Government was meant to be a reactionary force. Not a prescriptive force limiting freedoms. Many libertarians and liberty minded individuals use this simple statement as a bellwether: my rights end where yours begin. While this is an extremely simplistic statement, the implications are correct. For a more in depth approach to this conept, Ludwig Von Mises a prominent classical liberal thinker writes in his magnum opus, Human Action, “The truth is that the alternative is not between a dead mechanism or a rigid automatism on one hand and conscious planning on the other hand. The alternative is not plan or no plan. The question is whose planning? Should each member of society plan for himself, or should a benevolent government alone plan for them all? The issue is not automatism versus conscious action; it is autonomous action of each individual versus the exclusive action of the government. It is freedom versus government omnipotence.”

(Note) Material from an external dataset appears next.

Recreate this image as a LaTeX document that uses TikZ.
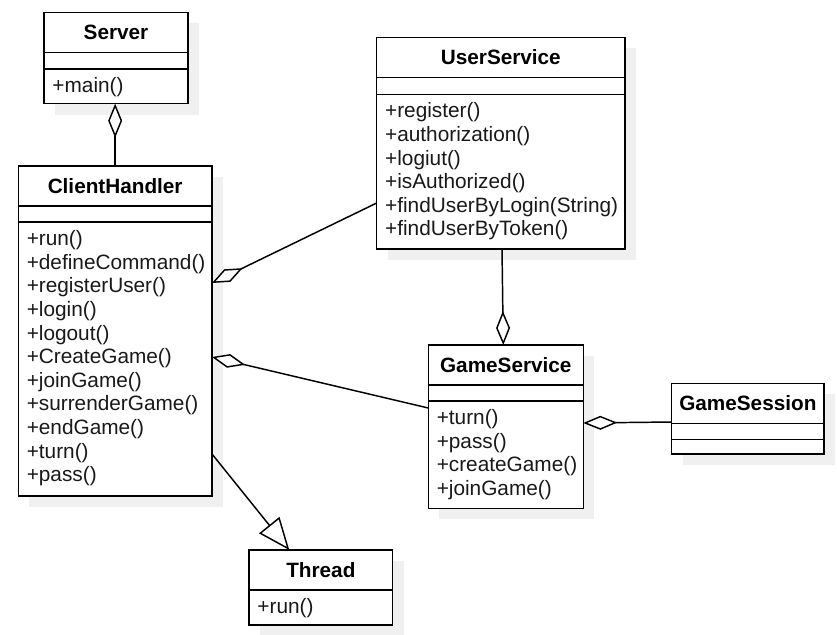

We should not be in the business of limiting others rights to how they live their lives. Mr. Sanders should not limit someone from holding public office because he believes they know the one true way to heaven. Muslims shouldn’t be disqualified for believing this as well. This is the spirit of America and the Constitution. We can have a larger debate about individual rights and what those entail, but this should be a private sector debate. Government should have no vested interest in this debate.

Although Mr. Sanders or Jeff Sessions would never consider themselves moral fascists, their actions actually speak to the opposite. Mr. Sanders simply believes his regulation and restriction of what public office you may hold because of personal beliefs is more correct than you. America was built to be a republic; a melting pot and not simply a homogenous group of drones living under an oppressive set of rules created by a few. Only through the limiting of government power will we also be able to limit the control that activist religious zealots have to impose their will on the masses. It is important we remember that and then perhaps we will take the weapons of regulation out of the hands of men like Jeff Sessions and Mr. Sanders.